• YOUR TASK: Exclude the pictures and reproduce the remaining data exactly as written.

• DATA SEGMENT:
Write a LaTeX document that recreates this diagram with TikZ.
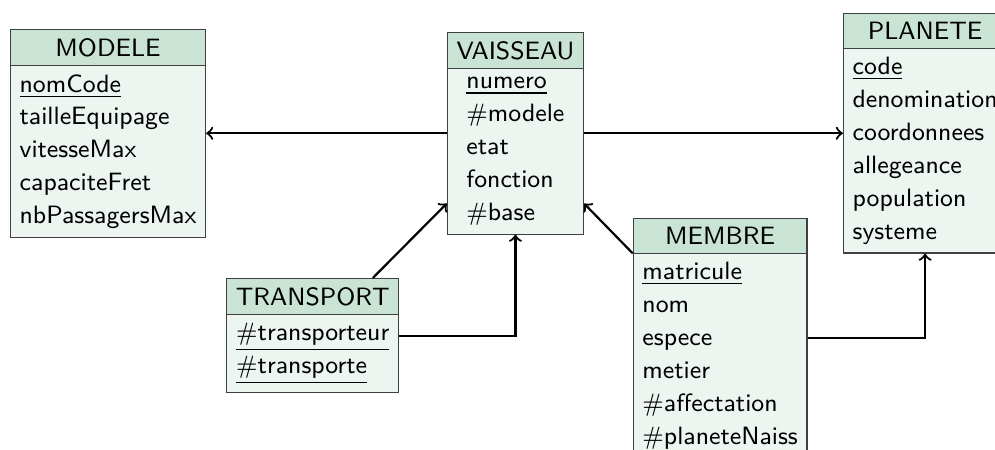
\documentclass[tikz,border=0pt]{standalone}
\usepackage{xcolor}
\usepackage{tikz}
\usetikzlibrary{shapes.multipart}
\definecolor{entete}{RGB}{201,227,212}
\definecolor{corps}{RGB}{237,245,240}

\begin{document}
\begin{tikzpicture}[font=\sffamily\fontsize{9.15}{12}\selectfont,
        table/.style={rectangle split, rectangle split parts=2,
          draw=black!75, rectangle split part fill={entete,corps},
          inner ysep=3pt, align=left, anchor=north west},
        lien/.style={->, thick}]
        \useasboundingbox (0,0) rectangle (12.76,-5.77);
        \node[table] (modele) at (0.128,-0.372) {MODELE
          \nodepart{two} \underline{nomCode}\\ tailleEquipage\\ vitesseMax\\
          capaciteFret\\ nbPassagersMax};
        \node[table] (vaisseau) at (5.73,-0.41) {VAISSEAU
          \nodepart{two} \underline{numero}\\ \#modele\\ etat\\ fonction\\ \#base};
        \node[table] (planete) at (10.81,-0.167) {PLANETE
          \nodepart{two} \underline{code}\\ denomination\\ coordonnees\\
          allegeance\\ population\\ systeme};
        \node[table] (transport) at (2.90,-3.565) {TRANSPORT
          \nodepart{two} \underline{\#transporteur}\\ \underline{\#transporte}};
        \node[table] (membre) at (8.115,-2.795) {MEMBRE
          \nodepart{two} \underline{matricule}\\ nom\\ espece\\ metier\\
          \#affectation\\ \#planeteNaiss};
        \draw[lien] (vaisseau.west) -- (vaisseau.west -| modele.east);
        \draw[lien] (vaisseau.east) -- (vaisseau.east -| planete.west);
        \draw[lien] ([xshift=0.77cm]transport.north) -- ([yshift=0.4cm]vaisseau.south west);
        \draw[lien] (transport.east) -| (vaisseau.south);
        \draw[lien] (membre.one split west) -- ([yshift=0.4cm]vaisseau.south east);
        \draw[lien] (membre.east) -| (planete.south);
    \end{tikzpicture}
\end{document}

• ANSWER FOR THE TASK:
Write a LaTeX document that recreates this diagram with TikZ.
\documentclass[tikz,border=0pt]{standalone}
\usepackage{xcolor}
\usepackage{tikz}
\usetikzlibrary{shapes.multipart}
\definecolor{entete}{RGB}{201,227,212}
\definecolor{corps}{RGB}{237,245,240}

\begin{document}
\begin{tikzpicture}[font=\sffamily\fontsize{9.15}{12}\selectfont,
        table/.style={rectangle split, rectangle split parts=2,
          draw=black!75, rectangle split part fill={entete,corps},
          inner ysep=3pt, align=left, anchor=north west},
        lien/.style={->, thick}]
        \useasboundingbox (0,0) rectangle (12.76,-5.77);
        \node[table] (modele) at (0.128,-0.372) {MODELE
          \nodepart{two} \underline{nomCode}\\ tailleEquipage\\ vitesseMax\\
          capaciteFret\\ nbPassagersMax};
        \node[table] (vaisseau) at (5.73,-0.41) {VAISSEAU
          \nodepart{two} \underline{numero}\\ \#modele\\ etat\\ fonction\\ \#base};
        \node[table] (planete) at (10.81,-0.167) {PLANETE
          \nodepart{two} \underline{code}\\ denomination\\ coordonnees\\
          allegeance\\ population\\ systeme};
        \node[table] (transport) at (2.90,-3.565) {TRANSPORT
          \nodepart{two} \underline{\#transporteur}\\ \underline{\#transporte}};
        \node[table] (membre) at (8.115,-2.795) {MEMBRE
          \nodepart{two} \underline{matricule}\\ nom\\ espece\\ metier\\
          \#affectation\\ \#planeteNaiss};
        \draw[lien] (vaisseau.west) -- (vaisseau.west -| modele.east);
        \draw[lien] (vaisseau.east) -- (vaisseau.east -| planete.west);
        \draw[lien] ([xshift=0.77cm]transport.north) -- ([yshift=0.4cm]vaisseau.south west);
        \draw[lien] (transport.east) -| (vaisseau.south);
        \draw[lien] (membre.one split west) -- ([yshift=0.4cm]vaisseau.south east);
        \draw[lien] (membre.east) -| (planete.south);
    \end{tikzpicture}
\end{document}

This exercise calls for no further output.